Levi-zhan commented 1 year ago

@ttyio

ttyio commented 1 year ago

@Levi-zhan , Could you try insert Q/DQ pair after Conv in the quantization toolkit, after that remove the final DQ in the graph using onnx graphsurgeon(https://github.com/NVIDIA/TensorRT/tree/main/tools/onnx-graphsurgeon). The graph should look like ...->Q->DQ->Conv->Q->output

Finally let's build the TRT engine with reformat free IO, set allowed output to INT8 (see sample https://github.com/NVIDIA/TensorRT/tree/main/samples/sampleIOFormats). Ideally the final conv can run in INT8-IN-INT8-OUT. Thanks!

JamesKobe23 commented 1 year ago

@Levi-zhan , Could you try insert Q/DQ pair after Conv in the quantization toolkit, after that remove the final DQ in the graph using onnx graphsurgeon(https://github.com/NVIDIA/TensorRT/tree/main/tools/onnx-graphsurgeon). The graph should look like ...->Q->DQ->Conv->Q->output

Finally let's build the TRT engine with reformat free IO, set allowed output to INT8 (see sample https://github.com/NVIDIA/TensorRT/tree/main/samples/sampleIOFormats). Ideally the final conv can run in INT8-IN-INT8-OUT. Thanks!

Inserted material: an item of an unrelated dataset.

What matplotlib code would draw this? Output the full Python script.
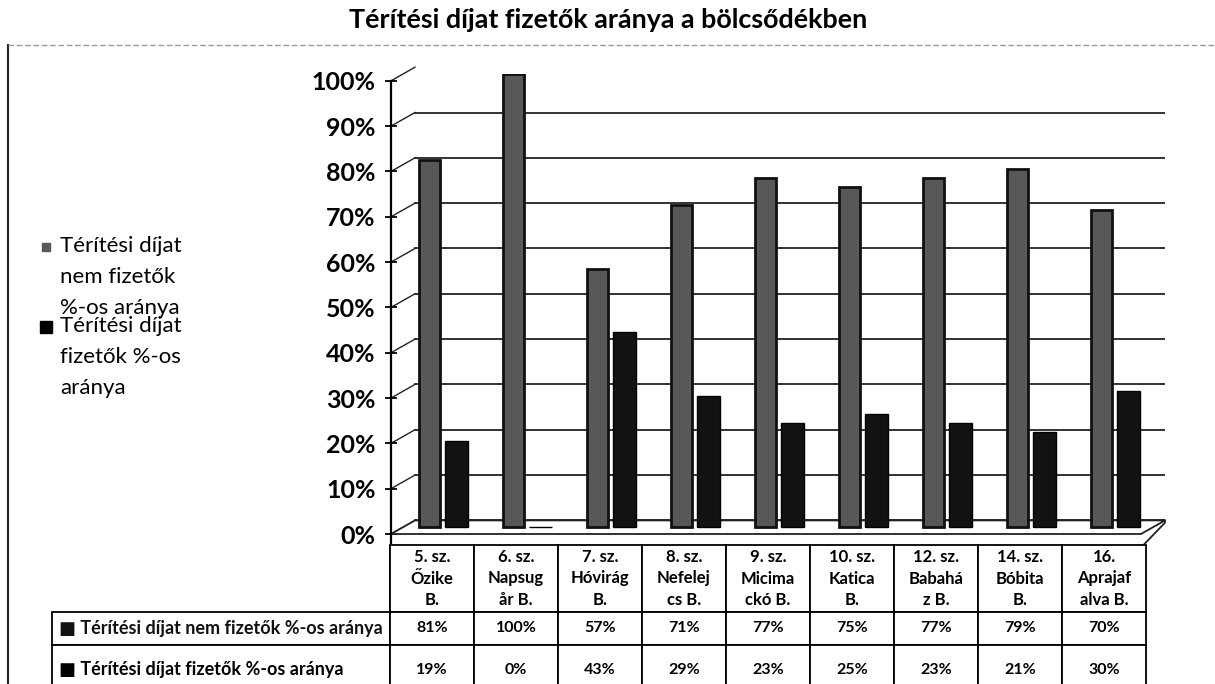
import numpy as np
import matplotlib
matplotlib.use("Agg")
import matplotlib.pyplot as plt
from matplotlib.lines import Line2D
from matplotlib.patches import Polygon
import matplotlib.transforms as mtrans

plt.rcParams['font.family'] = ['Lato', 'DejaVu Sans']

title = 'Térítési díjat fizetők aránya a bölcsődékben'
bolcsodek = ['5. sz.\nŐzike\nB.', '6. sz.\nNapsug\når B.', '7. sz.\nHóvirág\nB.',
             '8. sz.\nNefelej\ncs B.', '9. sz.\nMicima\nckó B.', '10. sz.\nKatica\nB.',
             '12. sz.\nBabahá\nz B.', '14. sz.\nBóbita\nB.', '16.\nAprajaf\nalva B.']
sorozat_nevek = ['Térítési díjat nem fizetők %-os aránya',
                 'Térítési díjat fizetők %-os aránya']
legend_cimkek = ['Térítési díjat\nnem fizetők\n%-os aránya',
                 'Térítési díjat\nfizetők %-os\naránya']
nem_fizetok = [81, 100, 57, 71, 77, 75, 77, 79, 70]
fizetok = [19, 0, 43, 29, 23, 25, 23, 21, 30]
y_ticks = [0, 10, 20, 30, 40, 50, 60, 70, 80, 90, 100]

W, H = 1215, 684
def fx(px):
    return px / W
def fy(py):
    return 1 - py / H

gray = '#585858'
dark = '#121212'

fig = plt.figure(figsize=(12.15, 6.84), dpi=100)

# chart area frame
fig.add_artist(Line2D([fx(8), fx(8)], [fy(45), 0], color='#222', lw=1.5))
fig.add_artist(Line2D([fx(8), 1], [fy(45), fy(45)], color='#999', lw=1, ls=(0, (4, 2))))

fig.text(fx(608), fy(20), title, ha='center', va='center', fontsize=19.4, fontweight='bold')

# plot (data space = middle depth of the 3d box)
ax = fig.add_axes([fx(391), fy(534), fx(1165) - fx(391), fy(74) - fy(534)])
x = np.arange(len(nem_fizetok))
ax.bar(x - 0.04, nem_fizetok, width=0.25, color=gray, edgecolor='#111', lw=2, zorder=3)
ax.bar(x + 0.28, fizetok, width=0.27, color=dark, edgecolor='#000', lw=1, zorder=3)
ax.set_xlim(-0.5, -0.5 + 774 / 84)
ax.set_ylim(0, 100)
ax.set_xticks([])
off = 1.5  # front / back shift of the 3d walls
ax.set_yticks([v - off for v in y_ticks])
ax.set_yticklabels([f'{v}%' for v in y_ticks], fontsize=18, fontweight='bold')
ax.tick_params(axis='y', direction='inout', length=8, width=1.3, pad=7)
for s in ['top', 'right', 'bottom']:
    ax.spines[s].set_visible(False)
ax.spines['left'].set_linewidth(1.6)
ax.spines['left'].set_bounds(-off - 2, 100 - off)

tr = mtrans.blended_transform_factory(ax.transAxes, ax.transData)
d = 24 / 774
for v in y_ticks:
    ax.axhline(v + off, xmin=d, xmax=1, color='#222', lw=1.3, zorder=1)
    ax.plot([0, d], [v - off, v + off], color='#222', lw=1, transform=tr, clip_on=False, zorder=1)
floor = Polygon([[0, -off], [d, off], [1, off], [1 - d, -off]], closed=True,
                facecolor='white', edgecolor='#222', lw=1.3, transform=tr, clip_on=False, zorder=2)
ax.add_patch(floor)
ax.plot([0, 1 - d, 1, 1], [-off - 3, -off - 3, off - 0.5, off],
        color='#222', lw=1.3, transform=tr, clip_on=False, zorder=2)

# legend (drawn by hand to keep the tight Excel layout)
lx_marker, lx_text = 46, 60
for lab, col, ms, ytop in [(legend_cimkek[0], gray, 6, 236), (legend_cimkek[1], '#000', 9, 316)]:
    fig.text(fx(lx_text), fy(ytop), lab, ha='left', va='top', fontsize=16, linespacing=1.68)
    fig.add_artist(Line2D([fx(lx_marker)], [fy(ytop + 11)], marker='s', ls='',
                          color=col, markersize=ms))

# data table
tax = fig.add_axes([fx(52), fy(695), fx(1146) - fx(52), fy(545) - fy(695)])
tax.axis('off')
rows = [[''] + bolcsodek,
        ['■ ' + sorozat_nevek[0]] + [f'{v}%' for v in nem_fizetok],
        ['■ ' + sorozat_nevek[1]] + [f'{v}%' for v in fizetok]]
col_w = [338] + [84] * len(bolcsodek)
tbl = tax.table(cellText=rows, colWidths=[c / sum(col_w) for c in col_w],
                cellLoc='center', bbox=[0, 0, 1, 1])
tbl.auto_set_font_size(False)
tbl.set_fontsize(11.5)
heights = [67, 33, 50]
for (r, c), cell in tbl.get_celld().items():
    cell.set_height(heights[r] / sum(heights))
    cell.set_linewidth(1.3)
    cell.get_text().set_fontweight('bold')
    cell.get_text().set_linespacing(1.45)
    if r == 0:
        cell.get_text().set_fontsize(12)
    if c == 0:
        cell._loc = 'left'
        cell.PAD = 0.02
        cell.get_text().set_ha('left')
        cell.get_text().set_fontsize(13)
    if r == 0 and c == 0:
        cell.visible_edges = 'R'
    if r == 2:
        cell.visible_edges = 'LRT'
tbl[1, 0].get_text().set_color('#111')

fig.savefig('out.png', dpi=100)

@ttyio Thank you for your suggestion. I'll try again。Do you have time to answer another issue? Now there is still ConvTranspose that cannot be fused with Q/DQ. This makes me very confused . Thanks! https://github.com/NVIDIA/TensorRT/issues/2597

Levi-zhan commented 1 year ago

@Levi-zhan , Could you try insert Q/DQ pair after Conv in the quantization toolkit, after that remove the final DQ in the graph using onnx graphsurgeon(https://github.com/NVIDIA/TensorRT/tree/main/tools/onnx-graphsurgeon). The graph should look like ...->Q->DQ->Conv->Q->output

Finally let's build the TRT engine with reformat free IO, set allowed output to INT8 (see sample https://github.com/NVIDIA/TensorRT/tree/main/samples/sampleIOFormats). Ideally the final conv can run in INT8-IN-INT8-OUT. Thanks!

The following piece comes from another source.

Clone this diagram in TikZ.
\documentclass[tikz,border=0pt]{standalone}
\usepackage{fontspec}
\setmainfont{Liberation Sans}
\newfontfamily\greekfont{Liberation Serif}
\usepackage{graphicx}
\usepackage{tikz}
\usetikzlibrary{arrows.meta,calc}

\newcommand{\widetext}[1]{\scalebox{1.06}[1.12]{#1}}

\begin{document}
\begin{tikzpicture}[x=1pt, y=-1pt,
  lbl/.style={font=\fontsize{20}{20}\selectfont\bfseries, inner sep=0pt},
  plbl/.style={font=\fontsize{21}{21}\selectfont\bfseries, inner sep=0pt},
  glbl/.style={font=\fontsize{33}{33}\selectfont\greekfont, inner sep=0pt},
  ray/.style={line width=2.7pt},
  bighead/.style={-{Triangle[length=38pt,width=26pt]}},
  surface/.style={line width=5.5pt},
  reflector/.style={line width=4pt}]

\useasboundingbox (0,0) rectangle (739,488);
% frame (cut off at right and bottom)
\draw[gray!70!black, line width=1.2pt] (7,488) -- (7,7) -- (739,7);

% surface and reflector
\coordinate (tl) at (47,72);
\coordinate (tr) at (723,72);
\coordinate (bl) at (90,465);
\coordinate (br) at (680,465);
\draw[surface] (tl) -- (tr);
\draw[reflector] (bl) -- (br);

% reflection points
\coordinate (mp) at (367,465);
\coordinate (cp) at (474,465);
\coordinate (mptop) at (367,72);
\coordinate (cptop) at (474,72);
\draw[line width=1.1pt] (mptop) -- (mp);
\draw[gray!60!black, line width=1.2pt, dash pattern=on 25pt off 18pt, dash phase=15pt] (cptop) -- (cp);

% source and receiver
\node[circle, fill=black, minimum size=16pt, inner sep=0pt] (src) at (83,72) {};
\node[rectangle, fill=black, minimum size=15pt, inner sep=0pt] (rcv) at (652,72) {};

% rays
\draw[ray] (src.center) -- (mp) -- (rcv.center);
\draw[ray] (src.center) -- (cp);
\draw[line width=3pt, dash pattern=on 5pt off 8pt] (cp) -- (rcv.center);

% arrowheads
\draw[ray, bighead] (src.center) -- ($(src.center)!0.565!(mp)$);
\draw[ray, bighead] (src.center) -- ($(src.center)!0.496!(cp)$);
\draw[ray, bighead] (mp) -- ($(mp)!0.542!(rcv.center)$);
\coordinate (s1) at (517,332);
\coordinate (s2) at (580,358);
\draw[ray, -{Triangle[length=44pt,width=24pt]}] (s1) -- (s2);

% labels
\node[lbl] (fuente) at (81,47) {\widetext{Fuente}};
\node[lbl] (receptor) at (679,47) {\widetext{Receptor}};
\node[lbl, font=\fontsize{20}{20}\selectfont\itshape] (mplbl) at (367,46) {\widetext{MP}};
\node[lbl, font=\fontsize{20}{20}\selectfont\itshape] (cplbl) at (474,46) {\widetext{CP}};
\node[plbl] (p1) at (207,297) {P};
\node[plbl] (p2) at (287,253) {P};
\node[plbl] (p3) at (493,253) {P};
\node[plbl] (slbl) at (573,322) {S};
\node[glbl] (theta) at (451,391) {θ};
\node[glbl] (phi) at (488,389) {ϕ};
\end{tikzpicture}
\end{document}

I saw the code in the link you sent. In this example, the output classification of int8 format is directly used. But the model I use is more complex. The model has 40 conv layers for output results. For example, the output result of the conv layer in the first picture is the offset of the box coordinate xy. The second image conv layer is output to simmod. These all require that the input is of float type. In this case, "reformat free IO" is not supported,right?

AU6VoBzfAA xGw5Q0E8Vj

I don't know if this understanding is correct. Do you have any optimization suggestions? thank you

Levi-zhan commented 1 year ago

@ttyio

ttyio commented 1 year ago

@Levi-zhan , for the conv-exp pattern in the pic that you show, I doubt that we can maintain the accuracy if we insert extra q/dq between conv and exp. for the conv-sigmoid-* pattern, if we change to conv-sigmoid-q/dq-*, there will dangling dq node cannot optimized away. you can do an experiment to check the time change.

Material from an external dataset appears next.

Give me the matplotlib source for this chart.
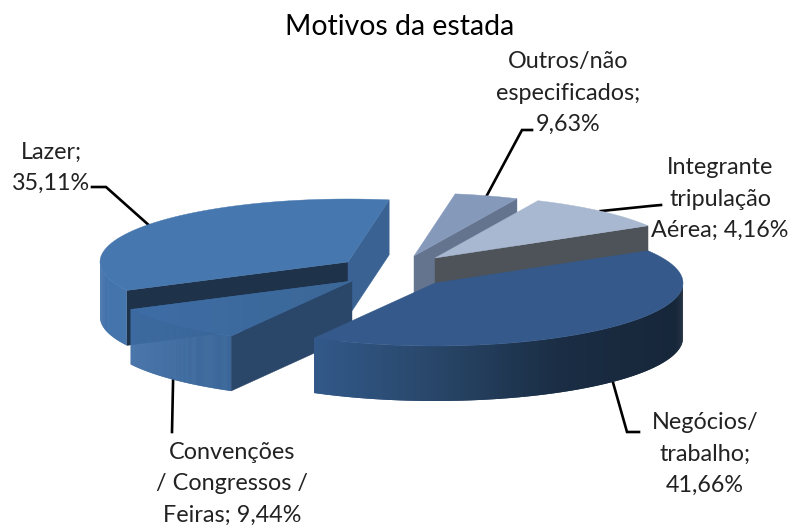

Levi-zhan commented 1 year ago

Thank you for your reply. I will try. I want to ask, under the mode of "conv-sigmoid-q/dq - *", will sigmod be fused with conv when Tensorrt generating engine? thank you

ttyio commented 1 year ago

@Levi-zhan , yes it is fused into conv, can be confirmed after enable kVERBOSE log level, thanks!

Levi-zhan commented 1 year ago

I have modified the output of the model to the following figure, but sigmod is still not fused with conv。

image

Do you know why? thank you

ttyio commented 1 year ago

Hi @Levi-zhan , it also depends on the workload size. e.g, input channel, output channel. TRT has some heuristic before make the fusion decision. Could you provide onnx file only contains this subgraph for debug? thanks!

ttyio commented 1 year ago

closing since no activity for more than 3 weeks, pls reopen if you still have question, thanks!